Technical specifications
- Polyphony: 8 voice
- Oscillator: 2 DCOs per voice
- LFO: 4 total
- Synthesis type: Subtractive synthesis
- Filter: Analog low pass (resonant 4-pole or 2-pole)
- Effects: None

Input/output
- Keyboard: 5 octave, C to C

= Prophet '08 =

Synthesizer

The Prophet '08 is a polyphonic analog synthesizer released by Dave Smith Instruments (DSI) in 2007. As with DSI's other instruments, the Prophet '08 uses analog subtractive synthesis. Similar in functionality to the renowned Sequential Circuits Prophet-5 popularized in the 1970s (also designed by Dave Smith), the Prophet '08 has an all analog signal path; however its envelopes are generated digitally.

In 2017, the Prophet '08 was superseded by the Prophet Rev2, which is available in 8-voice and 16-voice versions as well as keyboard and module variants. The Prophet Rev2 added waveshape modulation, improved onboard effects, a sub oscillator and a polyphonic sequencer.
==Sound architecture==

The Prophet '08 is an eight-voice analog synthesizer featuring all-analog audio paths with digital parameter control. It offers three playing modes: uniform eight-voice, a split mode dividing the keyboard between two different sounds, and a stacked mode for layered four-voice textures.

Each voice includes two digitally controlled oscillators (DCOs), a voltage-controlled filter (VCF), a voltage-controlled amplifier (VCA), three ADSR envelope generators, and a noise source. DCOs can generate multiple waveforms with variable pulse widths. The VCF can switch between 4-pole and 2-pole low-pass filters, with modulatable cutoff frequency and resonance. The VCA, controlled by velocity, shapes the amplitude.

The synthesizer's modulation capabilities are extensive, with four general-purpose modulation buses allowing for flexible routing. Some parameters, like LFOs and velocity, have dedicated modulation controls, bypassing the need for a bus. Common modulation targets include DCO pitch, VCF cutoff, and VCA level, with several parameters having dedicated knobs for direct control.
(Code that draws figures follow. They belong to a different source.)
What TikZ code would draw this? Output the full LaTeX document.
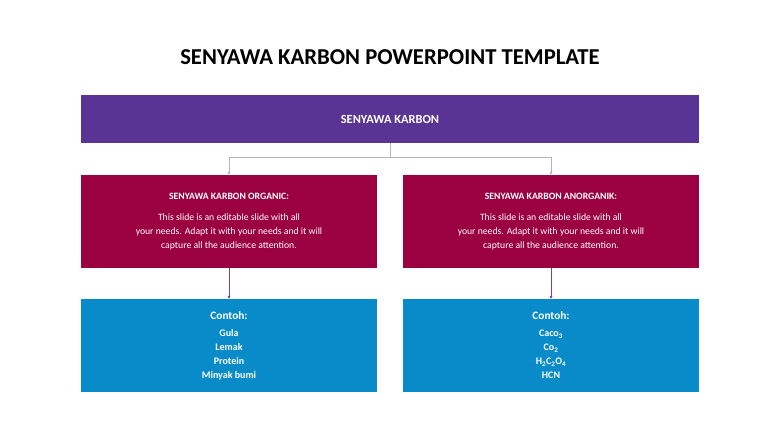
\documentclass[tikz,border=0pt]{standalone}
\usepackage{fontspec}
\setmainfont{Carlito}
\usetikzlibrary{arrows.meta}

\definecolor{karbonpurple}{HTML}{5A3494}
\definecolor{karbonred}{HTML}{9B0040}
\definecolor{karbonblue}{HTML}{0A8BC9}
\definecolor{linkgrey}{HTML}{B4B4B4}
\definecolor{sublinkcol}{HTML}{6A4AA8}

\tikzset{
    box/.style={fill=#1, text=white, align=center, inner sep=0pt, minimum width=296pt, minimum height=93pt},
    link/.style={draw=linkgrey, line width=0.8pt, -{Triangle[length=3pt, width=3pt]}},
    sublink/.style={draw=sublinkcol, line width=0.7pt, -{Triangle[length=3pt, width=3pt]}}
}

\begin{document}
\begin{tikzpicture}[x=1pt, y=1pt]
    \useasboundingbox (0,0) rectangle (780,-438);

    % Title
    \node[font=\bfseries\fontsize{22.7}{26}\selectfont] (title) at (390,-57) {SENYAWA KARBON POWERPOINT TEMPLATE};

    % Top box
    \node[box=karbonpurple, minimum width=618pt, minimum height=48pt, font=\bfseries\fontsize{12.4}{14}\selectfont] (karbon) at (390,-119) {SENYAWA KARBON};

    % Red boxes
    \node[box=karbonred, font=\fontsize{9.7}{14}\selectfont] (organic) at (229,-221.5)
        {\textbf{SENYAWA KARBON ORGANIC:}\\[7pt]This slide is an editable slide with all\\your needs. Adapt it with your needs and it will\\capture all the audience attention.};
    \node[box=karbonred, font=\fontsize{9.7}{14}\selectfont] (anorganik) at (551,-221.5)
        {\textbf{SENYAWA KARBON ANORGANIK:}\\[7pt]This slide is an editable slide with all\\your needs. Adapt it with your needs and it will\\capture all the audience attention.};

    % Blue boxes
    \node[box=karbonblue, font=\bfseries\fontsize{10}{14}\selectfont] (contohA) at (229,-345.5)
        {{\fontsize{11.3}{13}\selectfont Contoh:}\\[3pt]Gula\\Lemak\\Protein\\Minyak bumi};
    \node[box=karbonblue, font=\bfseries\fontsize{10}{14}\selectfont] (contohB) at (551,-345.5)
        {{\fontsize{11.3}{13}\selectfont Contoh:}\\[3pt]Caco\textsubscript{3}\\Co\textsubscript{2}\\H\textsubscript{2}C\textsubscript{2}O\textsubscript{4}\\HCN};

    % Connectors
    \coordinate (split) at (390,-157);
    \draw[link] (karbon.south) -- (split) -| (organic.north);
    \draw[link] (split) -| (anorganik.north);
    \draw[sublink] (organic.south) -- (contohA.north);
    \draw[sublink] (anorganik.south) -- (contohB.north);
\end{tikzpicture}
\end{document}
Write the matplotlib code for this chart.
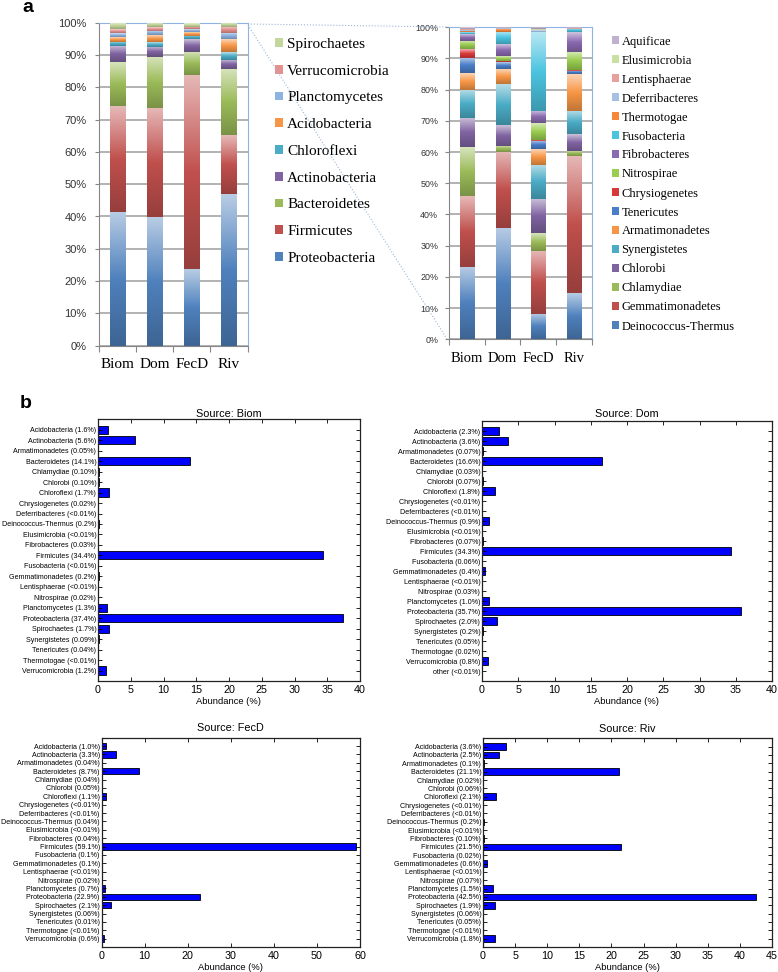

The Prophet '08 features two sets of stereo outputs, with sound routing to the second set when connected. Voices can be panned across the stereo field, with a dedicated knob adjusting the initial stereo spread. It features a 16-step sequencer with four rows, offering analog-style control. Each row can target any modulation parameter, with steps for DCO pitch in quarter-tone increments and continuous adjustment for other parameters.